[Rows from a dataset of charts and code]
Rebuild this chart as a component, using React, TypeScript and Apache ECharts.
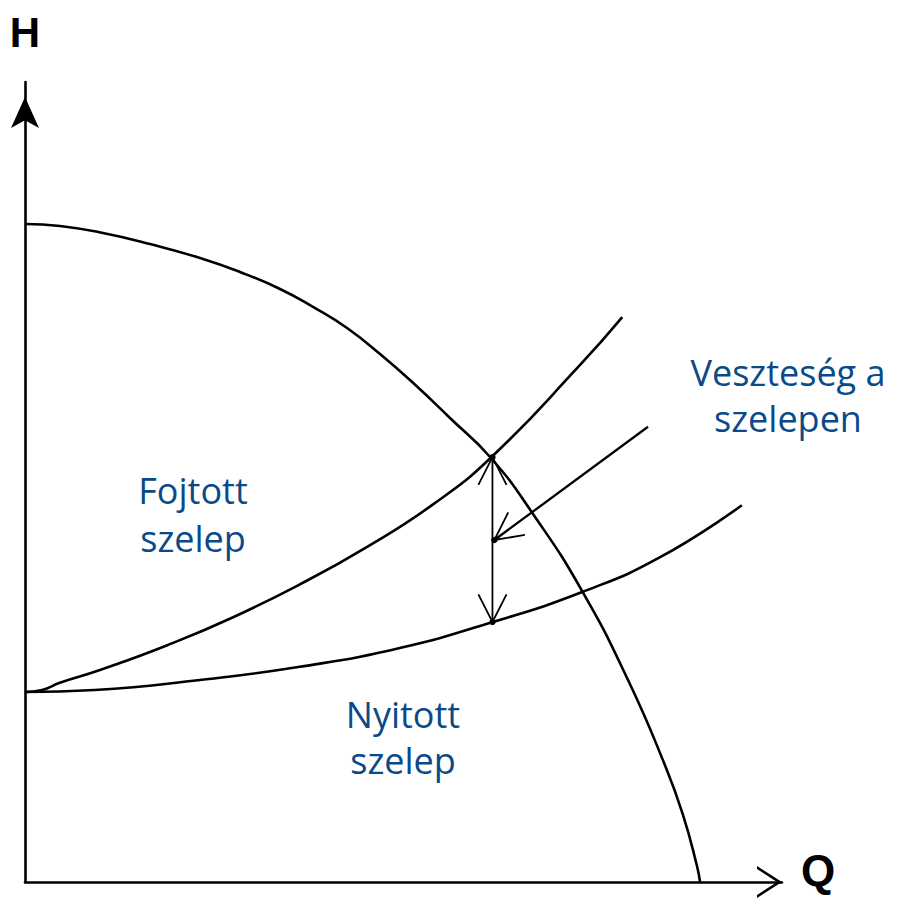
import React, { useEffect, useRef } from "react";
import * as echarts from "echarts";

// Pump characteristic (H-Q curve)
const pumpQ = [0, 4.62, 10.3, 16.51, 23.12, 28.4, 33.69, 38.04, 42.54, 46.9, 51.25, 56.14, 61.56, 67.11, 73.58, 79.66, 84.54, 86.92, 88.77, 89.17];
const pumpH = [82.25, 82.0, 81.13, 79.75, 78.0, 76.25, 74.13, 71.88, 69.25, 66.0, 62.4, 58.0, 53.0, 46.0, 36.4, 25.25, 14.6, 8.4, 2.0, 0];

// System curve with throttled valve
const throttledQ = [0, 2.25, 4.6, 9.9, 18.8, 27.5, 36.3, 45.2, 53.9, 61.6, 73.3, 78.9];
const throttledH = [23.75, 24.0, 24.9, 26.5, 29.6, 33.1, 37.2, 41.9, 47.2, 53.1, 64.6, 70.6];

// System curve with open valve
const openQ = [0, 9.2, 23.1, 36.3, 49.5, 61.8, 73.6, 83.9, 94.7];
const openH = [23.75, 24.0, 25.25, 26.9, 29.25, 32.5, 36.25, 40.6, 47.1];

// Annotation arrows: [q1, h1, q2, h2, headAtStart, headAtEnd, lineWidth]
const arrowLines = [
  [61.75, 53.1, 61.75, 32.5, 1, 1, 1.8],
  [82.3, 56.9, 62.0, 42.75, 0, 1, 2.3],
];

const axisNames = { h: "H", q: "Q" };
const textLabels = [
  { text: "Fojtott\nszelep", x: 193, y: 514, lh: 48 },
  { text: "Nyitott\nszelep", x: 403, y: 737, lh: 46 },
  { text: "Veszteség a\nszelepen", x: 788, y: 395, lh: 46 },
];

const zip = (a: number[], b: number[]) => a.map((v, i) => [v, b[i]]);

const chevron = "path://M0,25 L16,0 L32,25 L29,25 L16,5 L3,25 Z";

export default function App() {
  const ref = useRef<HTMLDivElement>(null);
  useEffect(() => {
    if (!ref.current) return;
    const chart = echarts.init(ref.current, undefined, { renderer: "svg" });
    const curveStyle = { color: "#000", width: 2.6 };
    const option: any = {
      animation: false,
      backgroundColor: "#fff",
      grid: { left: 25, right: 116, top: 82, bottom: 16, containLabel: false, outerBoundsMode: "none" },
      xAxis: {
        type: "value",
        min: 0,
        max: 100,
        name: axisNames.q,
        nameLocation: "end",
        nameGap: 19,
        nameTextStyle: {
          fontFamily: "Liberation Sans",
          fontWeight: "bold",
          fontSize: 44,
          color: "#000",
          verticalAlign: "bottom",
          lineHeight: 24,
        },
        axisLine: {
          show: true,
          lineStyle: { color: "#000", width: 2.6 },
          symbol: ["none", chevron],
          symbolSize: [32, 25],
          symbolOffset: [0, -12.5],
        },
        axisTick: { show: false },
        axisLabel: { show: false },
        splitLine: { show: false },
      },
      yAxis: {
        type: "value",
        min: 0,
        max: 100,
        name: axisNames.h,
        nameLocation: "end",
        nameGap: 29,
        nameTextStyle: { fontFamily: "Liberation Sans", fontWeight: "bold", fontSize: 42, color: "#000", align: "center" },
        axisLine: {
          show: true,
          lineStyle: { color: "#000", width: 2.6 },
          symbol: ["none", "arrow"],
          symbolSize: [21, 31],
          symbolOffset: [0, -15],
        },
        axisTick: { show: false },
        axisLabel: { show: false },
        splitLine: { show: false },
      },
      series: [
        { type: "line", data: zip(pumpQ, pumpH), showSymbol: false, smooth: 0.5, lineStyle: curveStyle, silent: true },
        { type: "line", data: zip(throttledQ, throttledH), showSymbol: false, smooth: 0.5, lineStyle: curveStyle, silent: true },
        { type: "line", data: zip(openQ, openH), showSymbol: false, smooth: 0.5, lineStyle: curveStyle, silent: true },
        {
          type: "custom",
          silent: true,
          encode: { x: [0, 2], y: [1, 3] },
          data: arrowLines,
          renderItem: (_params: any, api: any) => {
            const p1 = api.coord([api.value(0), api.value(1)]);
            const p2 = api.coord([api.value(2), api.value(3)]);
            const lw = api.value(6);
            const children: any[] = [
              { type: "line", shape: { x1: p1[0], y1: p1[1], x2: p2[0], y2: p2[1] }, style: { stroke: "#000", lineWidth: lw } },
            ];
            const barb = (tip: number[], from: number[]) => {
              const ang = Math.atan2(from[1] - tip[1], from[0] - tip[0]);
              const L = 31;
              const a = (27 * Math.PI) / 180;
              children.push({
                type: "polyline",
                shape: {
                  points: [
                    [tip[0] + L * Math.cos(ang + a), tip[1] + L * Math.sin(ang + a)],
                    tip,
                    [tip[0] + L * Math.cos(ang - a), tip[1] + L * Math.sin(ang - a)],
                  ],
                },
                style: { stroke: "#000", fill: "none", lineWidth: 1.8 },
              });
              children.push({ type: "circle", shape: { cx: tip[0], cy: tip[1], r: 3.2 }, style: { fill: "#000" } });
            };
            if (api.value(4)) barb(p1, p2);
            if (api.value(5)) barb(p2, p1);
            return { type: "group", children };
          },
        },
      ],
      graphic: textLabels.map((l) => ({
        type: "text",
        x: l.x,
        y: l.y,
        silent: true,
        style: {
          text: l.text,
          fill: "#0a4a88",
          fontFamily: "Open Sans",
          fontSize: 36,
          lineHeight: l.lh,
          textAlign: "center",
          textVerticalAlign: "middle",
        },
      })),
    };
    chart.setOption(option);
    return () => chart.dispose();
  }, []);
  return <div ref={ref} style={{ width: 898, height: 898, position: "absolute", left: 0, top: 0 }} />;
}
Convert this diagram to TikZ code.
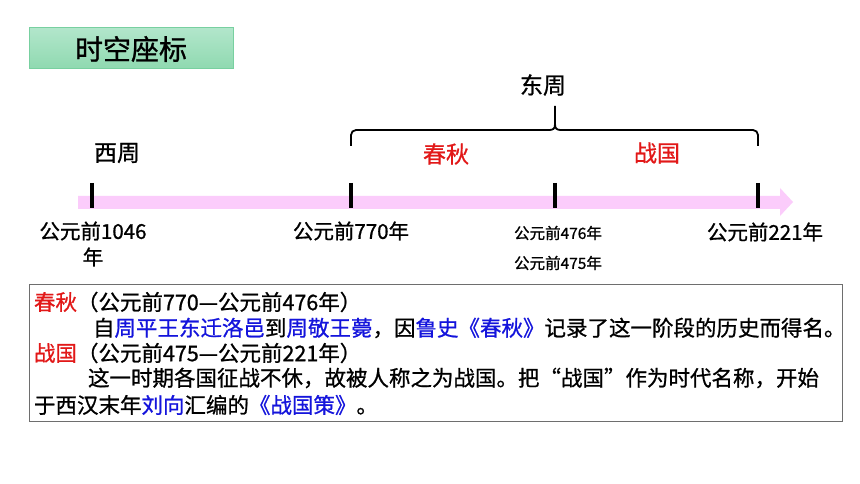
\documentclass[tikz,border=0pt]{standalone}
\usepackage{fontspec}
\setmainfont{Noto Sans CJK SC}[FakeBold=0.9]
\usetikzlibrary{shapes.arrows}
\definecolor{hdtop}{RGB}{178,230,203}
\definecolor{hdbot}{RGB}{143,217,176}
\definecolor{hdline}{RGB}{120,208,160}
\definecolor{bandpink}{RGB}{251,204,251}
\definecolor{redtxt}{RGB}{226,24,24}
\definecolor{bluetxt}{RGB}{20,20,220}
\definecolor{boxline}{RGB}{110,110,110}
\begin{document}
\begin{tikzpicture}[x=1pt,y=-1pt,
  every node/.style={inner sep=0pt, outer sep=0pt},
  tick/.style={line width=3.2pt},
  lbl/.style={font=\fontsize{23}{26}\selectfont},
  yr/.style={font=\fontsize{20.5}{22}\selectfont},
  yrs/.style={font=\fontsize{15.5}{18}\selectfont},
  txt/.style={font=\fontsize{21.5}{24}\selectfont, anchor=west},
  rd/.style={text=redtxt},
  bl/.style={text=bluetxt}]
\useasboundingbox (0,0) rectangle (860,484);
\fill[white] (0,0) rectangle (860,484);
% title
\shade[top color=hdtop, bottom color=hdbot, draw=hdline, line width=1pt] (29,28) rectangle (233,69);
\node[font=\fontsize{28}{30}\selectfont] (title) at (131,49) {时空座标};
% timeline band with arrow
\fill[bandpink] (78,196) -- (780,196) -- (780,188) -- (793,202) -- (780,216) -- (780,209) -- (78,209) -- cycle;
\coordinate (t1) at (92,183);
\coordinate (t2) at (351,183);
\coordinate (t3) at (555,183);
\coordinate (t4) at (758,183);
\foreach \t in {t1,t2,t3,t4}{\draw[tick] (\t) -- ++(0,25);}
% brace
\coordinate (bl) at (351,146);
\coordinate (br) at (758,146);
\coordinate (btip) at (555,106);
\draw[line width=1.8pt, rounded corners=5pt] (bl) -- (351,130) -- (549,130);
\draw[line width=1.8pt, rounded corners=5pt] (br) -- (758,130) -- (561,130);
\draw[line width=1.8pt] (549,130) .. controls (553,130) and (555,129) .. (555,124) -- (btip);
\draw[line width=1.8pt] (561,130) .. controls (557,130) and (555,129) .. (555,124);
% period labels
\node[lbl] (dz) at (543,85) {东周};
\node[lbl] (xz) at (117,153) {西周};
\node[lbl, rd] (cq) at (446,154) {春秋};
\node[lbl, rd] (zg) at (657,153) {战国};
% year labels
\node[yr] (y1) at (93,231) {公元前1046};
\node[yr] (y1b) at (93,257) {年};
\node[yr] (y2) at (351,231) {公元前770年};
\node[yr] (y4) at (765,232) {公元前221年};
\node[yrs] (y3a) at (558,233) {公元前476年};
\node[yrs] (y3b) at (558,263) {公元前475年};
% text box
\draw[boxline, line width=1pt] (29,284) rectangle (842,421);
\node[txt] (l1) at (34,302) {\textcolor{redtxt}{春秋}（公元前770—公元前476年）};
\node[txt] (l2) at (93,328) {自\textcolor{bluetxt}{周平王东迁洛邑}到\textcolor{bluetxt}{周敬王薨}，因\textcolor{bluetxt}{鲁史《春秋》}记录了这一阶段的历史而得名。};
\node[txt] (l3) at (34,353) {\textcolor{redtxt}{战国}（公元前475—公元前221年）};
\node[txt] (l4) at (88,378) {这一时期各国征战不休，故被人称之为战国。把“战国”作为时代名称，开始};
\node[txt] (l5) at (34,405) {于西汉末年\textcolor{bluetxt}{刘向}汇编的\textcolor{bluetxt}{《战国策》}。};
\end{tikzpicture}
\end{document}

WORK INSTRUCTIONS
Return the lines exactly as they stand, from the start of the entries through the line holding "const zip = (a: number[], b: number[])"; omit the pictures.

ANSWER FOR THE TASK
Rebuild this chart as a component, using React, TypeScript and Apache ECharts.
import React, { useEffect, useRef } from "react";
import * as echarts from "echarts";

// Pump characteristic (H-Q curve)
const pumpQ = [0, 4.62, 10.3, 16.51, 23.12, 28.4, 33.69, 38.04, 42.54, 46.9, 51.25, 56.14, 61.56, 67.11, 73.58, 79.66, 84.54, 86.92, 88.77, 89.17];
const pumpH = [82.25, 82.0, 81.13, 79.75, 78.0, 76.25, 74.13, 71.88, 69.25, 66.0, 62.4, 58.0, 53.0, 46.0, 36.4, 25.25, 14.6, 8.4, 2.0, 0];

// System curve with throttled valve
const throttledQ = [0, 2.25, 4.6, 9.9, 18.8, 27.5, 36.3, 45.2, 53.9, 61.6, 73.3, 78.9];
const throttledH = [23.75, 24.0, 24.9, 26.5, 29.6, 33.1, 37.2, 41.9, 47.2, 53.1, 64.6, 70.6];

// System curve with open valve
const openQ = [0, 9.2, 23.1, 36.3, 49.5, 61.8, 73.6, 83.9, 94.7];
const openH = [23.75, 24.0, 25.25, 26.9, 29.25, 32.5, 36.25, 40.6, 47.1];

// Annotation arrows: [q1, h1, q2, h2, headAtStart, headAtEnd, lineWidth]
const arrowLines = [
  [61.75, 53.1, 61.75, 32.5, 1, 1, 1.8],
  [82.3, 56.9, 62.0, 42.75, 0, 1, 2.3],
];

const axisNames = { h: "H", q: "Q" };
const textLabels = [
  { text: "Fojtott\nszelep", x: 193, y: 514, lh: 48 },
  { text: "Nyitott\nszelep", x: 403, y: 737, lh: 46 },
  { text: "Veszteség a\nszelepen", x: 788, y: 395, lh: 46 },
];

const zip = (a: number[], b: number[]) => a.map((v, i) => [v, b[i]]);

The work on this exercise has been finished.